5. Spend time together...before you get into bed
Just like in any partnership, the quality of time you spend with the other person will help define the quality of your partnership. There are partnerships of convenience that have been extremely successful from time to time. It is like this; you choose a job, you hate the people around you, the way they speak, the way they act, the way they talk, their morality quotient, their approach to people around them; you want to leave. You actually CAN. Partnerships aren't that easy to leave behind. You need to develop a sense of tolerance and acceptance and you need to understand that it won't always be about your ideas only. All of that comes when people spend time together. Personally, I've seen people jump deep into arrangements without thinking things through. A few months later, their relationship is in the toilet. Which takes me to my next point...

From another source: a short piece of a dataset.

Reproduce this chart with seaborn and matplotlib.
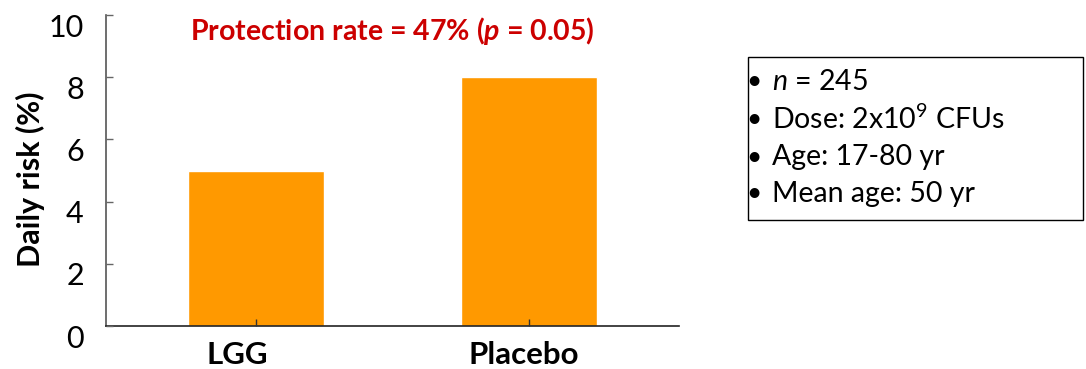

6. Friend or Partner OR Partner then friend
A lot of folks think that they can work partnerships with friends just because one discussion over a few ideas led to a few new ideas. I don't say that doing business with friends cannot work but in more cases than one, I've seen the lack of maturity in understanding the difference between friendship and partnerships ruin the relationship altogether. Many folks unfortunately don't understand this ability to compartmentalize. I have to be honest here and admit that there isn't a defining rule with this one but what I can say is that a level of empathy, commitment that is equal coupled with the ability to listen can make a massive difference. A partner who goes on to become a friend over time has a deep sense of value and in my view is the recipe for great brand and business success.
Be it solo or a partnership, the quality of your vision both short and long term can be decisive in how your business performs over time. Ensure you make your decision based on 'what the business needs' and not the 'circumstance' you are in.